Der Turnverein „ Gut Heil“ gründete die erste Handballabteilung in Körle. Die hohe Attraktivität des neuen Sportes zog viele Jugendliche an und Zwang den Arbeiter-Sportverein ebenfalls Handball in sein Angebot aufzunehmen.

Ende der 20er Jahre wurde mit der großen Wirtschaftskrise und dem aufkommenden Nationalsozialisten die Situation in den Arbeiter – Sportverein zunehmend schwieriger. Unter den Arbeitern wuchs die Arbeitslosigkeit. Ein ortsansässiger Bauunternehmer und Mitglied im Deutschen Turnverein Gut Heil nutzte seine wirtschaftliche Position und bot den Arbeitslosen Arbeit an, wenn sie sich bereiterklärten in die Deutschen Vereine bzw. Gut Heil überzuwechseln. Die Quellen berichten ebenfalls, das der Eintritt in die SA erwartet wurde.

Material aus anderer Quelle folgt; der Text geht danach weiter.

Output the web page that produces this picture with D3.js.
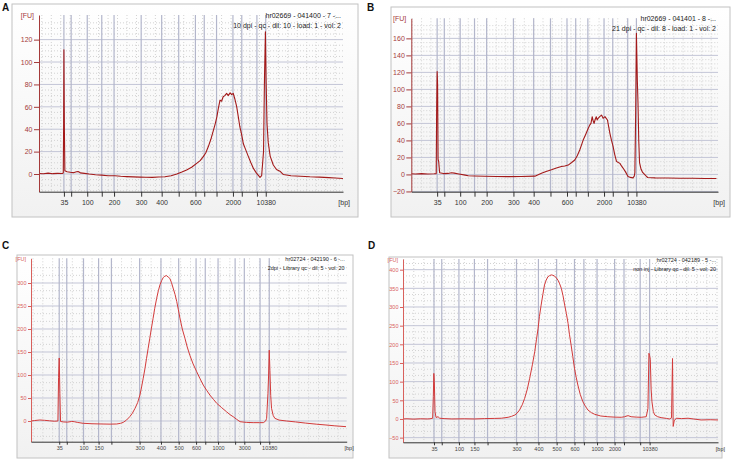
<!DOCTYPE html>
<html>
<head>
<meta charset="utf-8">
<script src="https://cdn.jsdelivr.net/npm/d3@7"></script>
<style>
  body { margin: 0; background: #fff; }
  svg { display: block; font-family: "Liberation Sans", Arial, sans-serif; }
</style>
</head>
<body>
<div id="chart"></div>
<script>
// Ladder peaks (bp) and their migration times (s)
const ladderSizes = [35, 50, 100, 150, 200, 300, 400, 500, 600, 700, 1000, 2000, 3000, 7000, 10380];
const ladderTimes = [43.0, 45.3, 50.4, 55.0, 58.9, 67.5, 74.0, 79.4, 84.7, 87.5, 91.4, 96.6, 99.4, 104.2, 107.0];

// Labelled x ticks per panel
const xLabelsA = [35, 100, 200, 300, 400, 600, 2000, 10380];
const xLabelsB = [35, 100, 200, 300, 400, 600, 2000, 10380];
const xLabelsC = [35, 100, 150, 300, 400, 500, 600, 1000, 3000, 10380];
const xLabelsD = [35, 100, 150, 300, 400, 500, 600, 1000, 2000, 10380];

// y ticks per panel
const yTicksA = [0, 20, 40, 60, 80, 100, 120];
const yTicksB = [-20, 0, 20, 40, 60, 80, 100, 120, 140, 160];
const yTicksC = [0, 50, 100, 150, 200, 250, 300];
const yTicksD = [-50, 0, 50, 100, 150, 200, 250, 300, 350, 400];

// Sample headers
const headerA = ["hr02669 - 041400 - 7 -...", "10 dpi - qc - dil: 10 - load: 1 - vol: 2"];
const headerB = ["hr02669 - 041401 - 8 -...", "21 dpi - qc - dil: 8 - load: 1 - vol: 2"];
const headerC = ["hr02724 - 042190 - 6 -...", "2dpi - Library qc - dil: 5 - vol: 20"];
const headerD = ["hr02724 - 042189 - 5 -...", "non inj - Library qc - dil: 5 - vol: 20"];

// Traces: [time (s), FU]
const traceA = [[35.1,0.5],[36.5,0.2],[38,0.8],[39.5,0.3],[41,0.6],[42.5,0.4],[42.8,1],[42.9,40],[43.0,111],[43.15,40],[43.3,3],[44,2],[45,1.5],[46,1.2],[47,2],[47.5,2.3],[48.2,1],[49.5,0.6],[51,0],[53,-0.6],[55,-1],[57,-1.5],[59.2,-1.6],[61,-2],[63,-2.3],[65,-2.6],[67.1,-2.8],[69,-2.9],[71,-3],[73,-2.7],[75,-2.5],[77,-1.5],[78.8,0],[80.4,1.8],[81.9,3.6],[83.5,6],[85.1,9.5],[86.2,12],[87.2,15.5],[88,19],[88.8,24.5],[89.6,31],[90.4,39],[91,45],[91.5,51],[92,59],[92.5,66],[93,65],[93.5,69],[94,70],[94.6,72],[95.1,70],[95.7,72.5],[96.2,71],[96.7,72],[97.2,67],[97.8,60],[98.3,51],[98.8,42],[99.3,36],[99.9,27],[100.6,22],[101.5,15.5],[102.3,10],[103.1,5],[104,1],[105.2,-3],[105.7,-1.5],[106.3,20],[106.6,85],[106.9,127],[107.1,85],[107.4,45],[107.8,28],[108.4,16],[109.4,8],[110.4,4],[111.5,2.5],[112.6,-0.5],[115,-1.5],[118,-2],[121,-2.5],[124,-2.8],[127,-3.2],[129,-3.5],[131.5,-4]];

const traceB = [[34.7,0.8],[36,0.5],[38,1],[40,0.6],[42,0.8],[42.7,1],[42.85,80],[43.0,121],[43.15,105],[43.3,18],[43.5,15],[43.8,2],[45,1],[46.5,1.2],[47.6,2],[48.5,1.5],[50,0.5],[52,-0.8],[53,-1.5],[55,-1.8],[58.3,-2.2],[62,-2.5],[66,-2.6],[70,-2.5],[74.4,-2],[76.5,1.5],[78,3.5],[79.7,5.4],[81.3,7.5],[82.9,9.3],[84,10],[85.1,11],[86.2,14],[87.2,17],[88,22],[88.8,28.7],[89.4,35],[89.9,40.4],[90.7,47],[91.5,54],[92,58],[92.4,60],[92.8,67.9],[93.1,63],[93.4,60],[93.7,64],[94.1,67.9],[94.4,64],[94.7,66],[95.2,68],[95.8,69.8],[96.3,66],[96.9,67.9],[97.3,66],[97.7,64],[98.1,56],[98.5,48],[99,40],[99.5,33],[100,24],[100.6,15.4],[101.2,14],[101.7,13],[102.2,10],[102.7,7.5],[103.5,3],[104.3,-2.3],[105.1,-3.5],[105.9,-4],[106.3,-2],[106.5,2],[106.75,70],[107.0,166],[107.3,110],[107.5,85],[107.75,40],[108.0,14],[108.5,6],[109.0,2.4],[110,-1.5],[110.6,-3.6],[113,-4],[117,-4.2],[121,-4.4],[125,-4.5],[129,-4.7],[132.7,-4.8]];

const traceC = [[34.4,0],[35.5,1],[37.1,2.2],[38.5,1.5],[40,0.5],[41.5,-0.5],[42.6,0],[42.8,95],[43.0,137],[43.2,60],[43.4,-1],[44.2,-2],[45.5,-2.5],[46.8,-1],[47.6,-1.5],[48.5,-3],[50.3,-5],[53,-6],[56,-6.5],[58.5,-6.8],[60.5,-6.5],[61.7,-5],[62.5,-3],[63.5,2],[64.5,9.4],[65.3,17],[66.1,27.5],[66.9,40],[67.6,56.5],[68.1,74],[68.6,93],[69.1,113],[69.6,136],[70.1,158],[70.6,180],[71.1,202],[71.6,223],[72.1,245],[72.7,267],[73.2,283],[73.7,296],[74.2,305],[74.7,312],[75.2,315],[75.7,316],[76.2,313],[76.7,310],[77.2,301],[77.7,289],[78.3,275],[78.8,260],[79.3,242],[79.8,223],[80.5,200],[81.3,180],[82,161],[82.8,143],[83.8,124],[84.9,107],[85.9,92],[86.9,78],[87.9,67],[88.9,56.5],[90,47],[91,38.4],[92.5,29],[94,20],[95,14],[96,9.4],[97,4],[98.1,-1.5],[100,-3],[102.1,-3.6],[104,-3.6],[105.2,-3.6],[105.9,0],[106.2,5.8],[106.6,60],[106.8,100],[107.0,154],[107.2,110],[107.45,55],[107.7,27.5],[108.2,12],[108.7,5.8],[110,2],[112.3,0],[115,-2],[118,-4.5],[121.5,-7],[124,-8.5],[127,-10.5],[130.4,-12.3]];

const traceD = [[33.8,0],[35,0.5],[37,-0.5],[39,0.5],[41,0],[41.8,0.5],[42.6,2],[42.8,60],[42.95,122],[43.1,100],[43.3,20],[43.6,4],[44.2,6],[44.7,2],[46,1],[48.3,0],[52,0.5],[55,0],[58,1],[61,1.5],[63,2],[65,4.5],[66,7],[67,10.7],[67.7,16],[68.4,24],[69.2,38],[69.9,55],[70.7,80],[71.4,109],[72.2,145],[72.9,180],[73.4,212],[73.9,243],[74.3,275],[74.8,305],[75.3,333],[75.8,359],[76.3,372],[76.8,381],[77.3,384],[77.8,386],[78.3,385],[78.8,383],[79.3,378],[79.8,372],[80.3,362],[80.8,350],[81.3,330],[81.8,305],[82.3,282],[82.8,256],[83.2,227],[83.7,198],[84.2,167],[84.7,136],[85.2,112],[85.7,91],[86.4,66],[87.2,46],[88,33],[88.7,24],[89.7,17],[90.7,12.5],[92.5,8],[94.6,6],[96.5,5],[98.6,4.5],[99.6,6],[100.6,9],[101.5,6],[103,5],[104.5,4.5],[106,6],[106.5,28],[106.8,176],[107.0,170],[107.2,160],[107.45,80],[107.7,46],[108.1,20],[108.5,11],[109.4,6],[110.4,3.6],[112,1.5],[112.9,0],[113.5,3],[113.8,162],[114.0,-20],[114.3,-5],[114.9,2],[116.5,1],[118.4,2],[120,0],[122.3,-2.7],[125,-2],[127.3,-2.7]];

const width = 738;
const height = 461;

const svg = d3.select("#chart").append("svg")
  .attr("width", width)
  .attr("height", height);

const grad = svg.append("defs").append("linearGradient")
  .attr("id", "bg").attr("x1", 0).attr("y1", 0).attr("x2", 0).attr("y2", 1);
grad.append("stop").attr("offset", "0%").attr("stop-color", "#ffffff");
grad.append("stop").attr("offset", "100%").attr("stop-color", "#f1f1f1");

const darkStyle = { line: "#a31a1a", axis: "#a53a3a", yText: "#a53a3a", xText: "#333", font: 7, tick: 5, xPad: 3, lineWidth: 1.1 };
const lightStyle = { line: "#d23a3a", axis: "#d8605c", yText: "#d8605c", xText: "#444", font: 5.5, tick: 3, xPad: 1.5, lineWidth: 1 };

const panels = [
  { id: "A", frame: [12, 4, 358, 217], left: 39, right: 343, top: 15, bottom: 191.7,
    xDomain: [35.1, 131.5], yDomain: [-15.8, 142], yTicks: yTicksA, minor: 3,
    xLabels: xLabelsA, header: headerA, trace: traceA, style: darkStyle, letter: [2, 11] },
  { id: "B", frame: [391, 7, 730, 217], left: 411.3, right: 718, top: 18.3, bottom: 191.7,
    xDomain: [34.7, 133.2], yDomain: [-20.3, 183.6], yTicks: yTicksB, minor: 3,
    xLabels: xLabelsB, header: headerB, trace: traceB, style: darkStyle, letter: [367, 11] },
  { id: "C", frame: [17, 255, 353, 458], left: 31, right: 346.7, top: 258.3, bottom: 441.7,
    xDomain: [34.4, 130.6], yDomain: [-45, 353.7], yTicks: yTicksC, minor: 2,
    xLabels: xLabelsC, header: headerC, trace: traceC, style: lightStyle, letter: [2, 249] },
  { id: "D", frame: [389, 257, 722, 458], left: 403, right: 718, top: 259, bottom: 442.3,
    xDomain: [33.8, 127.3], yDomain: [-62.5, 428.6], yTicks: yTicksD, minor: 2,
    xLabels: xLabelsD, header: headerD, trace: traceD, style: lightStyle, letter: [368, 249] }
];

panels.forEach(drawPanel);

function drawPanel(p) {
  const s = p.style;
  const g = svg.append("g");

  // Frame
  g.append("rect")
    .attr("x", p.frame[0]).attr("y", p.frame[1])
    .attr("width", p.frame[2] - p.frame[0])
    .attr("height", p.frame[3] - p.frame[1])
    .attr("fill", "url(#bg)")
    .attr("stroke", "#c2c2c2");

  // Panel letter
  svg.append("text")
    .attr("x", p.letter[0]).attr("y", p.letter[1])
    .text(p.id)
    .style("font-size", "10px").style("font-weight", "bold").attr("fill", "#111");

  const x = d3.scaleLinear().domain(p.xDomain).range([p.left, p.right]);
  const y = d3.scaleLinear().domain(p.yDomain).range([p.bottom, p.top]);

  // Grid: dotted minor lines
  const step = p.yTicks[1] - p.yTicks[0];
  const minorStep = step / (p.minor + 1);
  const minorY = d3.range(p.yTicks[0] - step, p.yDomain[1], minorStep)
    .filter((v) => v > p.yDomain[0] && Math.abs(v / step - Math.round(v / step)) > 0.01);
  g.append("g").selectAll("line").data(minorY).join("line")
    .attr("x1", p.left).attr("x2", p.right)
    .attr("y1", (d) => y(d)).attr("y2", (d) => y(d))
    .attr("stroke", "#d2d2d2").attr("stroke-dasharray", "1,2");

  const minorX = d3.range(Math.ceil(p.xDomain[0]), p.xDomain[1], 3);
  g.append("g").selectAll("line").data(minorX).join("line")
    .attr("x1", (d) => x(d)).attr("x2", (d) => x(d))
    .attr("y1", p.top).attr("y2", p.bottom)
    .attr("stroke", "#d2d2d2").attr("stroke-dasharray", "1,2");

  // Grid: solid lines at y ticks and ladder peaks
  g.append("g").selectAll("line").data(p.yTicks).join("line")
    .attr("x1", p.left).attr("x2", p.right)
    .attr("y1", (d) => y(d)).attr("y2", (d) => y(d))
    .attr("stroke", "#c3c5d6");

  g.append("g").selectAll("line").data(ladderTimes).join("line")
    .attr("x1", (d) => x(d)).attr("x2", (d) => x(d))
    .attr("y1", p.top).attr("y2", p.bottom)
    .attr("stroke", "#b3b6cb")
    .attr("stroke-width", 1.2);

  // Header text
  g.append("g").selectAll("text").data(p.header).join("text")
    .attr("x", p.right - 2)
    .attr("y", (d, i) => p.top + 2.5 + i * (s.font + 3.5))
    .attr("text-anchor", "end")
    .text((d) => d)
    .style("font-size", s.font + "px")
    .attr("fill", "#222");

  // Trace
  const clipId = "clip" + p.id;
  g.append("clipPath").attr("id", clipId).append("rect")
    .attr("x", p.left).attr("y", p.top)
    .attr("width", p.right - p.left).attr("height", p.bottom - p.top);

  g.append("path")
    .datum(p.trace)
    .attr("clip-path", `url(#${clipId})`)
    .attr("fill", "none")
    .attr("stroke", s.line)
    .attr("stroke-width", s.lineWidth)
    .attr("stroke-linejoin", "round")
    .attr("d", d3.line().x((d) => x(d[0])).y((d) => y(d[1])));

  // Axes
  const yAxis = d3.axisLeft(y).tickValues(p.yTicks).tickSize(s.tick).tickSizeOuter(0).tickPadding(1.5);
  const yg = g.append("g").attr("transform", `translate(${p.left},0)`).call(yAxis);
  yg.select(".domain").attr("stroke", s.axis);
  yg.selectAll(".tick line").attr("stroke", s.axis);
  yg.selectAll(".tick text").attr("fill", s.yText).style("font-size", s.font + "px").style("font-family", "inherit");

  const xAxis = d3.axisBottom(x)
    .tickValues(ladderTimes)
    .tickSize(s.tick)
    .tickSizeOuter(0)
    .tickPadding(s.xPad)
    .tickFormat((d, i) => (p.xLabels.includes(ladderSizes[i]) ? ladderSizes[i] : ""));
  const xg = g.append("g").attr("transform", `translate(0,${p.bottom})`).call(xAxis);
  xg.select(".domain").attr("stroke", "#333");
  xg.selectAll(".tick line").attr("stroke", "#333");
  xg.selectAll(".tick text").attr("fill", s.xText).style("font-size", s.font + "px").style("font-family", "inherit");

  // Axis units
  g.append("text")
    .attr("x", p.left - 5).attr("y", p.top + 2.5)
    .attr("text-anchor", "end")
    .text("[FU]")
    .style("font-size", s.font + "px")
    .attr("fill", s.yText);

  g.append("text")
    .attr("x", p.right + 7)
    .attr("y", p.bottom + s.tick + s.xPad + s.font * 0.71)
    .attr("text-anchor", "end")
    .text("[bp]")
    .style("font-size", s.font + "px")
    .attr("fill", "#333");
}
</script>
</body>
</html>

In 1933 wurden unter der Nazi Herrschaft alle Arbeiter Vereine und damit auch der Handball spielende Arbeiter-Sportverein verboten. Einige Mitglieder wechselnden in den Turnverein Gut Heil. Handball wurde damit nur noch in diesem Verein gespielt.

An dieser Stelle verliert sich die Geschichte des Sportvereins bis nach den 2.Weltkrieg.

Körle gehörte zur amerikanischen Besatzungszone. Unmittelbar nach dem Krieg galt ein universelles Versammlungsverbot, was das Vereinsleben erschwerte bzw. die Neugründung unmöglich machte.

Nachdem diese Verbot im Oktober 1945, gründeten einige Sportfreunde um Heinrich (Old) Schneider den TSV Rot Weiss Körle neu. Im Kreis der interessierten Neugründungsmitglieder waren sowohl Mitglieder des alten Arbeiter Sportvereins als auch von Gut Heil, oder dem Deutschen Turnverein. Einen Bezug zu den alten Sportvereinen aus den Vorkriegszeiten stellte man noch nicht her. Es gab zunächst noch Auseinandersetzungen über die Ausrichtung des neuen Vereins, aber man sah die sportlichen Aktivitäten im Vordergrund, eine erneute Spaltung sollte vermieden werden.

Erst sehr viel später, als man sich auf seine Wurzeln besinnen wollte, oder meinte das eine alte Tradition dem Verein noch mehr Identität geben könnte, beschloss man auf der Jahreshauptversammlung von 1966 das Gründungsdatum 1896. Möglicherweise hatte man als Grundlage für diese Entscheidung nicht viel mehr als das berühmte historische Foto.

Fest steht, die Bezeichnung TSV Rot-Weiss Körle gibt es erst seit 1949. Der Zusatz mit der Jahreszahl 1896 wurde in 1966 hinzugefügt. Unser TSV sieht sich damit als legitime Fortsetzung der Tradition Körler Sportvereine.